-- Start Recorded information --
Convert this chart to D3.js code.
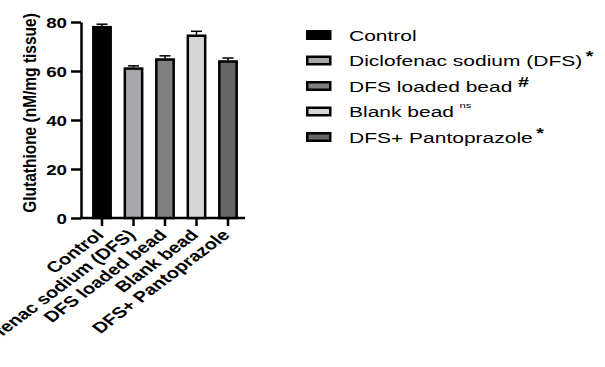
<!DOCTYPE html>
<html>
<head>
<meta charset="utf-8">
<script src="https://cdn.jsdelivr.net/npm/d3@7"></script>
<style>
  body { margin: 0; background: #fff; }
  svg { display: block; font-family: Arial, "Liberation Sans", sans-serif; }
</style>
</head>
<body>
<div id="chart"></div>
<script>
const groups = ["Control", "Diclofenac sodium (DFS)", "DFS loaded bead", "Blank bead", "DFS+ Pantoprazole"];
const means = [78.4, 61.5, 65.2, 74.9, 64.4];
const errors = [0.7, 0.6, 1.0, 1.3, 0.9];
const fills = ["#000000", "#a5a5aa", "#808080", "#d6d6d6", "#666666"];
const marks = ["", "*", "#", "ns", "*"];
const yTicks = [0, 20, 40, 60, 80];

const W = 605, H = 367;
const sx = 1.33; // picture is stretched sideways, text too

const svg = d3.select("#chart").append("svg")
  .attr("width", W)
  .attr("height", H);

const y = d3.scaleLinear().domain([0, 80]).range([218, 22]);
const x = d3.scaleBand().domain(groups)
  .range([86.25, 243.75])
  .paddingInner(0.37)
  .paddingOuter(0.185);

// y axis
const gy = svg.append("g")
  .attr("transform", "translate(81,0)")
  .call(d3.axisLeft(y).tickValues(yTicks).tickSize(10).tickSizeOuter(0).tickPadding(4));
gy.select(".domain").attr("stroke", "#000").attr("stroke-width", 2.5);
gy.selectAll(".tick line").attr("stroke", "#000").attr("stroke-width", 2.5);
gy.selectAll(".tick text")
  .attr("x", null).attr("dy", null)
  .attr("transform", `translate(-14,5.5) scale(1.25,1)`)
  .attr("fill", "#000")
  .style("font-size", "15px")
  .style("font-weight", "bold");

// x axis
const gx = svg.append("g")
  .attr("transform", `translate(0,${y(0)})`)
  .call(d3.axisBottom(x).tickSize(8).tickSizeOuter(0).tickFormat(""));
gx.select(".domain").attr("d", "M80,0H245").attr("stroke", "#000").attr("stroke-width", 2.5);
gx.selectAll(".tick line").attr("stroke", "#000").attr("stroke-width", 2.5);

gx.selectAll(".tick").append("text")
  .attr("fill", "#000")
  .attr("text-anchor", "end")
  .attr("transform", `translate(3,18) scale(${sx},1) rotate(-45)`)
  .style("font-size", "15.2px")
  .style("font-weight", "bold")
  .text(d => d);

// y title
svg.append("text")
  .attr("transform", `translate(36,${(22 + 218) / 2 - 7}) scale(1.2,1) rotate(-90)`)
  .attr("text-anchor", "middle")
  .attr("fill", "#000")
  .style("font-size", "15.5px")
  .style("font-weight", "bold")
  .text("Glutathione (nM/mg tissue)");

// bars
const bars = svg.append("g");
bars.selectAll("rect")
  .data(groups)
  .join("rect")
  .attr("x", d => x(d) + 1.25)
  .attr("y", (d, i) => y(means[i]) + 1.25)
  .attr("width", x.bandwidth() - 2.5)
  .attr("height", (d, i) => y(0) - y(means[i]) - 1.25)
  .attr("fill", (d, i) => fills[i])
  .attr("stroke", "#000")
  .attr("stroke-width", 2.5);

// error bars (upper only)
const errG = svg.append("g").attr("stroke", "#000").attr("stroke-width", 1.5);
errG.selectAll("line.stem")
  .data(groups)
  .join("line")
  .attr("class", "stem")
  .attr("x1", d => x(d) + x.bandwidth() / 2)
  .attr("x2", d => x(d) + x.bandwidth() / 2)
  .attr("y1", (d, i) => y(means[i]))
  .attr("y2", (d, i) => y(means[i] + errors[i]));
errG.selectAll("line.cap")
  .data(groups)
  .join("line")
  .attr("class", "cap")
  .attr("x1", d => x(d) + x.bandwidth() / 2 - 5.5)
  .attr("x2", d => x(d) + x.bandwidth() / 2 + 5.5)
  .attr("y1", (d, i) => y(means[i] + errors[i]))
  .attr("y2", (d, i) => y(means[i] + errors[i]));

// legend
const legend = svg.append("g").attr("transform", "translate(306,0)");
const rowY = d3.scalePoint().domain(groups).range([35, 137]);
const item = legend.selectAll("g.item")
  .data(groups)
  .join("g")
  .attr("class", "item")
  .attr("transform", d => `translate(0,${rowY(d)})`);

item.append("rect")
  .attr("x", 1.25)
  .attr("y", -3.75)
  .attr("width", 23)
  .attr("height", 7.5)
  .attr("fill", (d, i) => fills[i])
  .attr("stroke", "#000")
  .attr("stroke-width", 2.5);

const label = item.append("text")
  .attr("transform", `translate(43,5.5) scale(1.4,1)`)
  .attr("fill", "#000")
  .style("font-size", "15px");
label.append("tspan").text(d => d);
label.append("tspan")
  .attr("dx", (d, i) => marks[i] === "*" ? 2.5 : 4)
  .attr("dy", (d, i) => marks[i] === "ns" ? -9 : -5)
  .style("font-size", (d, i) => marks[i] === "ns" ? "8px" : "14px")
  .style("font-weight", (d, i) => marks[i] === "ns" ? "normal" : "bold")
  .text((d, i) => marks[i]);
</script>
</body>
</html>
-- End Recorded information --
What this task involves:
Give every line back word for word and leave the pictures out.

Written answer:
Convert this chart to D3.js code.
<!DOCTYPE html>
<html>
<head>
<meta charset="utf-8">
<script src="https://cdn.jsdelivr.net/npm/d3@7"></script>
<style>
  body { margin: 0; background: #fff; }
  svg { display: block; font-family: Arial, "Liberation Sans", sans-serif; }
</style>
</head>
<body>
<div id="chart"></div>
<script>
const groups = ["Control", "Diclofenac sodium (DFS)", "DFS loaded bead", "Blank bead", "DFS+ Pantoprazole"];
const means = [78.4, 61.5, 65.2, 74.9, 64.4];
const errors = [0.7, 0.6, 1.0, 1.3, 0.9];
const fills = ["#000000", "#a5a5aa", "#808080", "#d6d6d6", "#666666"];
const marks = ["", "*", "#", "ns", "*"];
const yTicks = [0, 20, 40, 60, 80];

const W = 605, H = 367;
const sx = 1.33; // picture is stretched sideways, text too

const svg = d3.select("#chart").append("svg")
  .attr("width", W)
  .attr("height", H);

const y = d3.scaleLinear().domain([0, 80]).range([218, 22]);
const x = d3.scaleBand().domain(groups)
  .range([86.25, 243.75])
  .paddingInner(0.37)
  .paddingOuter(0.185);

// y axis
const gy = svg.append("g")
  .attr("transform", "translate(81,0)")
  .call(d3.axisLeft(y).tickValues(yTicks).tickSize(10).tickSizeOuter(0).tickPadding(4));
gy.select(".domain").attr("stroke", "#000").attr("stroke-width", 2.5);
gy.selectAll(".tick line").attr("stroke", "#000").attr("stroke-width", 2.5);
gy.selectAll(".tick text")
  .attr("x", null).attr("dy", null)
  .attr("transform", `translate(-14,5.5) scale(1.25,1)`)
  .attr("fill", "#000")
  .style("font-size", "15px")
  .style("font-weight", "bold");

// x axis
const gx = svg.append("g")
  .attr("transform", `translate(0,${y(0)})`)
  .call(d3.axisBottom(x).tickSize(8).tickSizeOuter(0).tickFormat(""));
gx.select(".domain").attr("d", "M80,0H245").attr("stroke", "#000").attr("stroke-width", 2.5);
gx.selectAll(".tick line").attr("stroke", "#000").attr("stroke-width", 2.5);

gx.selectAll(".tick").append("text")
  .attr("fill", "#000")
  .attr("text-anchor", "end")
  .attr("transform", `translate(3,18) scale(${sx},1) rotate(-45)`)
  .style("font-size", "15.2px")
  .style("font-weight", "bold")
  .text(d => d);

// y title
svg.append("text")
  .attr("transform", `translate(36,${(22 + 218) / 2 - 7}) scale(1.2,1) rotate(-90)`)
  .attr("text-anchor", "middle")
  .attr("fill", "#000")
  .style("font-size", "15.5px")
  .style("font-weight", "bold")
  .text("Glutathione (nM/mg tissue)");

// bars
const bars = svg.append("g");
bars.selectAll("rect")
  .data(groups)
  .join("rect")
  .attr("x", d => x(d) + 1.25)
  .attr("y", (d, i) => y(means[i]) + 1.25)
  .attr("width", x.bandwidth() - 2.5)
  .attr("height", (d, i) => y(0) - y(means[i]) - 1.25)
  .attr("fill", (d, i) => fills[i])
  .attr("stroke", "#000")
  .attr("stroke-width", 2.5);

// error bars (upper only)
const errG = svg.append("g").attr("stroke", "#000").attr("stroke-width", 1.5);
errG.selectAll("line.stem")
  .data(groups)
  .join("line")
  .attr("class", "stem")
  .attr("x1", d => x(d) + x.bandwidth() / 2)
  .attr("x2", d => x(d) + x.bandwidth() / 2)
  .attr("y1", (d, i) => y(means[i]))
  .attr("y2", (d, i) => y(means[i] + errors[i]));
errG.selectAll("line.cap")
  .data(groups)
  .join("line")
  .attr("class", "cap")
  .attr("x1", d => x(d) + x.bandwidth() / 2 - 5.5)
  .attr("x2", d => x(d) + x.bandwidth() / 2 + 5.5)
  .attr("y1", (d, i) => y(means[i] + errors[i]))
  .attr("y2", (d, i) => y(means[i] + errors[i]));

// legend
const legend = svg.append("g").attr("transform", "translate(306,0)");
const rowY = d3.scalePoint().domain(groups).range([35, 137]);
const item = legend.selectAll("g.item")
  .data(groups)
  .join("g")
  .attr("class", "item")
  .attr("transform", d => `translate(0,${rowY(d)})`);

item.append("rect")
  .attr("x", 1.25)
  .attr("y", -3.75)
  .attr("width", 23)
  .attr("height", 7.5)
  .attr("fill", (d, i) => fills[i])
  .attr("stroke", "#000")
  .attr("stroke-width", 2.5);

const label = item.append("text")
  .attr("transform", `translate(43,5.5) scale(1.4,1)`)
  .attr("fill", "#000")
  .style("font-size", "15px");
label.append("tspan").text(d => d);
label.append("tspan")
  .attr("dx", (d, i) => marks[i] === "*" ? 2.5 : 4)
  .attr("dy", (d, i) => marks[i] === "ns" ? -9 : -5)
  .style("font-size", (d, i) => marks[i] === "ns" ? "8px" : "14px")
  .style("font-weight", (d, i) => marks[i] === "ns" ? "normal" : "bold")
  .text((d, i) => marks[i]);
</script>
</body>
</html>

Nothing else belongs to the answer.